Eppure il Financial Times l’ha etichettata nei giorni scorsi come una leader di estrema destra con radici neo-fasciste. Il New York Times prevede un futuro “cupo” per l’Italia in caso di vittoria di Fratelli d’Italia alle prossime elezioni politiche del 25 settembre. Il quotidiano tedesco Tagesspiegel definisce la Meloni “la speranza dei fascisti” e aggiunge: «I suoi simpatizzanti includono nostalgici di Mussolini ed ex teppisti neofascisti. Durante le loro apparizioni si può vedere regolarmente il saluto romano, che corrisponde al saluto di Hitler nella Germania nazista».

Questi articoli sono ispirati quasi sempre da ambienti italiani di sinistra e infatti vengono redatti da corrispondenti italiani di quelle testate. Non a caso risultano ripresi strumentalmente dai quotidiani italiani che hanno già fatto chiaramente capire da che parte stanno. Repubblica guida la campagna anti-Meloni e infatti in queste ore agita lo spettro dell’”ombra nera mai fugata”, del “passato di Fdi che non passa”.

La diffidenza che gran parte degli opinionisti politici italiani nutrono verso la Meloni è fastidiosa e conferma la faziosità di molta stampa italiana, che invece dovrebbe riportare fedelmente i programmi elettorali delle singole forze politiche, evidenziandone semmai le contraddizioni, le criticità, gli elementi di inapplicabilità ma evitando il pregiudizio ideologico, che in democrazia non dovrebbe appartenere né alla politica né tanto meno al giornalismo.

La coalizione di centrodestra si sta interrogando in queste ore sull’opportunità di ribadire che il primo partito sceglierà il premier. L’altra coalizione non ha affatto indicato chi sarebbe il presidente del consiglio in caso di sua vittoria. E’ evidente che Enrico Letta, segretario del primo partito di quello schieramento, ci spera, ma non lo dice. E c’è chi come Carlo Calenda addirittura vorrebbe indicare fin da ora in Mario Draghi il prossimo premier se dovessero prevalere nelle urne le forze politiche che hanno sostenuto il suo governo.

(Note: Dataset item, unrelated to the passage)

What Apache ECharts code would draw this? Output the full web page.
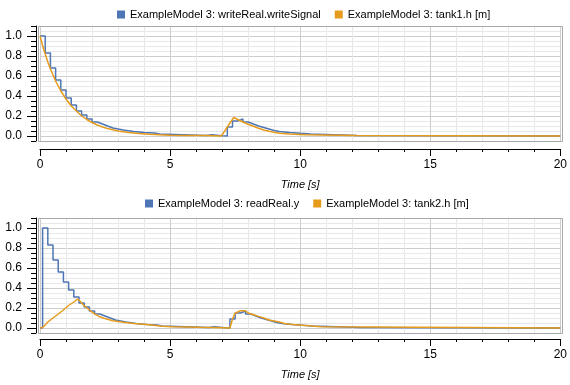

Dopo aver indossato la maschera dell’”agenda Draghi”, lo schieramento di sinistra prova ad agitare lo spauracchio del fascismo per evitare di occuparsi di lavoro, economia, tasse, scuola, trasporti e tanto altro, tutti temi sui quali farebbe fatica a trovare una linea comune, vista l’eterogeneità dei suoi componenti.